WRITTEN EXERCISE: The records below are to be copied word for word, with every picture left out.

Saved entries
● ● ● ●
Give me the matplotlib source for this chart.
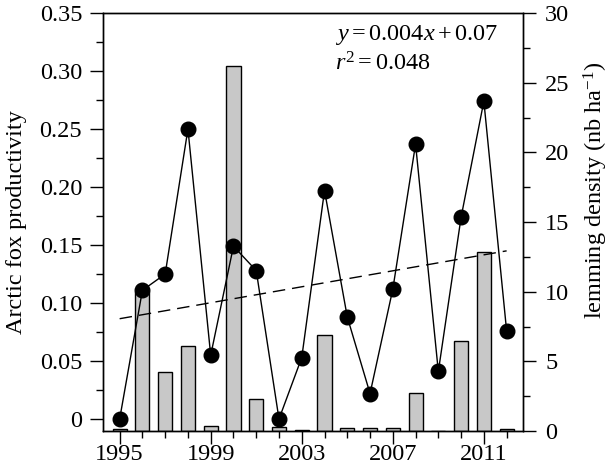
import matplotlib
matplotlib.use("Agg")
import matplotlib.pyplot as plt
from matplotlib.ticker import MultipleLocator, FixedLocator, FuncFormatter

plt.rcParams['font.family'] = ['Liberation Serif', 'DejaVu Serif']
plt.rcParams['mathtext.fontset'] = 'custom'
plt.rcParams['mathtext.rm'] = 'Liberation Serif'
plt.rcParams['mathtext.it'] = 'Liberation Serif:italic'

years = list(range(1995, 2013))
lemming = [0.15, 10.0, 4.2, 6.1, 0.38, 26.2, 2.27, 0.3, 0.1, 6.9, 0.2, 0.2, 0.2, 2.75, 0.0, 6.46, 12.83, 0.12]
fox = [0.0, 0.111, 0.125, 0.25, 0.055, 0.149, 0.128, 0.0, 0.053, 0.197, 0.088, 0.022, 0.112, 0.237, 0.041, 0.174, 0.274, 0.076]
trend_years = [1995, 2012]
trend_vals = [0.0865, 0.145]
year_labels = [1995, 1999, 2003, 2007, 2011]

fig = plt.figure(figsize=(6.1, 4.75), dpi=100)
ax1 = fig.add_axes([0.1689, 0.0926, 0.6885, 0.880])
ax2 = ax1.twinx()

ax2.bar(years, lemming, width=0.62, color='#c8c8c8', edgecolor='black', linewidth=1.0)
ax1.plot(years, fox, '-', color='black', linewidth=1.0, marker='o', markersize=10.5,
         markerfacecolor='black', markeredgecolor='black')
ax1.plot(trend_years, trend_vals, color='black', linewidth=1.0, dashes=(9, 5))

ax1.set_zorder(ax2.get_zorder() + 1)
ax1.patch.set_visible(False)

ax1.set_xlim(1994.27, 2012.72)
ax1.set_ylim(-0.0103, 0.35)
ax2.set_ylim(0, 30)

fs = 17.5
ax1.yaxis.set_major_locator(MultipleLocator(0.05))
ax1.yaxis.set_minor_locator(MultipleLocator(0.025))
ax1.yaxis.set_major_formatter(FuncFormatter(lambda v, p: '0' if abs(v) < 1e-9 else f'{v:.2f}'))
ax2.yaxis.set_major_locator(MultipleLocator(5))
ax2.yaxis.set_minor_locator(MultipleLocator(2.5))
ax1.xaxis.set_major_locator(FixedLocator(year_labels))
ax1.xaxis.set_minor_locator(FixedLocator(years))

for ax in (ax1, ax2):
    ax.tick_params(which='major', direction='out', length=9.5, width=1.0, labelsize=fs)
    ax.tick_params(which='minor', direction='out', length=4.8, width=1.0)
    for s in ax.spines.values():
        s.set_linewidth(1.0)
ax1.tick_params(axis='y', which='major', pad=5.5)
ax2.tick_params(axis='y', which='major', pad=6.5)
ax1.tick_params(axis='x', which='major', pad=-0.5)

ax1.set_ylabel('Arctic fox productivity', fontsize=fs, labelpad=9)
ax2.set_ylabel('lemming density (nb ha$^{-1}$)', fontsize=fs, labelpad=8.5)
ax2.yaxis.label.set_y(0.577)

ax1.text(0.552, 0.975, '$y = 0.004x + 0.07$', transform=ax1.transAxes,
         fontsize=fs, ha='left', va='top')
ax1.text(0.552, 0.905, '$r^2 = 0.048$', transform=ax1.transAxes,
         fontsize=fs, ha='left', va='top')

fig.savefig('out.png', dpi=100)
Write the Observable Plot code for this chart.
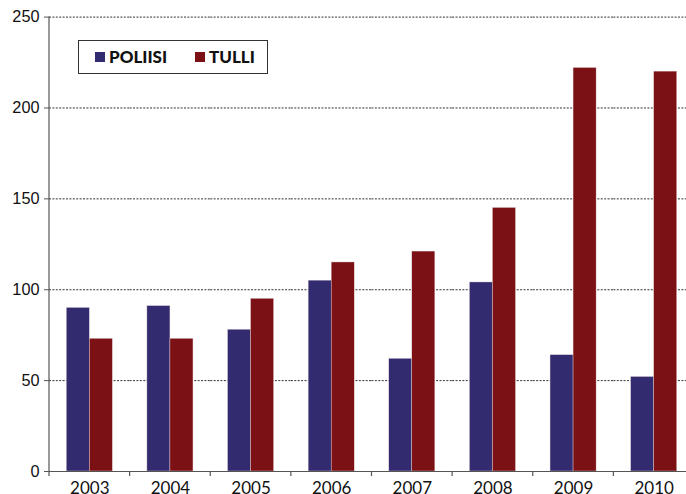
● ● ● ●
RIGHT ANSWER:
Give me the matplotlib source for this chart.
import matplotlib
matplotlib.use("Agg")
import matplotlib.pyplot as plt
from matplotlib.ticker import MultipleLocator, FixedLocator, FuncFormatter

plt.rcParams['font.family'] = ['Liberation Serif', 'DejaVu Serif']
plt.rcParams['mathtext.fontset'] = 'custom'
plt.rcParams['mathtext.rm'] = 'Liberation Serif'
plt.rcParams['mathtext.it'] = 'Liberation Serif:italic'

years = list(range(1995, 2013))
lemming = [0.15, 10.0, 4.2, 6.1, 0.38, 26.2, 2.27, 0.3, 0.1, 6.9, 0.2, 0.2, 0.2, 2.75, 0.0, 6.46, 12.83, 0.12]
fox = [0.0, 0.111, 0.125, 0.25, 0.055, 0.149, 0.128, 0.0, 0.053, 0.197, 0.088, 0.022, 0.112, 0.237, 0.041, 0.174, 0.274, 0.076]
trend_years = [1995, 2012]
trend_vals = [0.0865, 0.145]
year_labels = [1995, 1999, 2003, 2007, 2011]

fig = plt.figure(figsize=(6.1, 4.75), dpi=100)
ax1 = fig.add_axes([0.1689, 0.0926, 0.6885, 0.880])
ax2 = ax1.twinx()

ax2.bar(years, lemming, width=0.62, color='#c8c8c8', edgecolor='black', linewidth=1.0)
ax1.plot(years, fox, '-', color='black', linewidth=1.0, marker='o', markersize=10.5,
         markerfacecolor='black', markeredgecolor='black')
ax1.plot(trend_years, trend_vals, color='black', linewidth=1.0, dashes=(9, 5))

ax1.set_zorder(ax2.get_zorder() + 1)
ax1.patch.set_visible(False)

ax1.set_xlim(1994.27, 2012.72)
ax1.set_ylim(-0.0103, 0.35)
ax2.set_ylim(0, 30)

fs = 17.5
ax1.yaxis.set_major_locator(MultipleLocator(0.05))
ax1.yaxis.set_minor_locator(MultipleLocator(0.025))
ax1.yaxis.set_major_formatter(FuncFormatter(lambda v, p: '0' if abs(v) < 1e-9 else f'{v:.2f}'))
ax2.yaxis.set_major_locator(MultipleLocator(5))
ax2.yaxis.set_minor_locator(MultipleLocator(2.5))
ax1.xaxis.set_major_locator(FixedLocator(year_labels))
ax1.xaxis.set_minor_locator(FixedLocator(years))

for ax in (ax1, ax2):
    ax.tick_params(which='major', direction='out', length=9.5, width=1.0, labelsize=fs)
    ax.tick_params(which='minor', direction='out', length=4.8, width=1.0)
    for s in ax.spines.values():
        s.set_linewidth(1.0)
ax1.tick_params(axis='y', which='major', pad=5.5)
ax2.tick_params(axis='y', which='major', pad=6.5)
ax1.tick_params(axis='x', which='major', pad=-0.5)

ax1.set_ylabel('Arctic fox productivity', fontsize=fs, labelpad=9)
ax2.set_ylabel('lemming density (nb ha$^{-1}$)', fontsize=fs, labelpad=8.5)
ax2.yaxis.label.set_y(0.577)

ax1.text(0.552, 0.975, '$y = 0.004x + 0.07$', transform=ax1.transAxes,
         fontsize=fs, ha='left', va='top')
ax1.text(0.552, 0.905, '$r^2 = 0.048$', transform=ax1.transAxes,
         fontsize=fs, ha='left', va='top')

fig.savefig('out.png', dpi=100)
Write the Observable Plot code for this chart.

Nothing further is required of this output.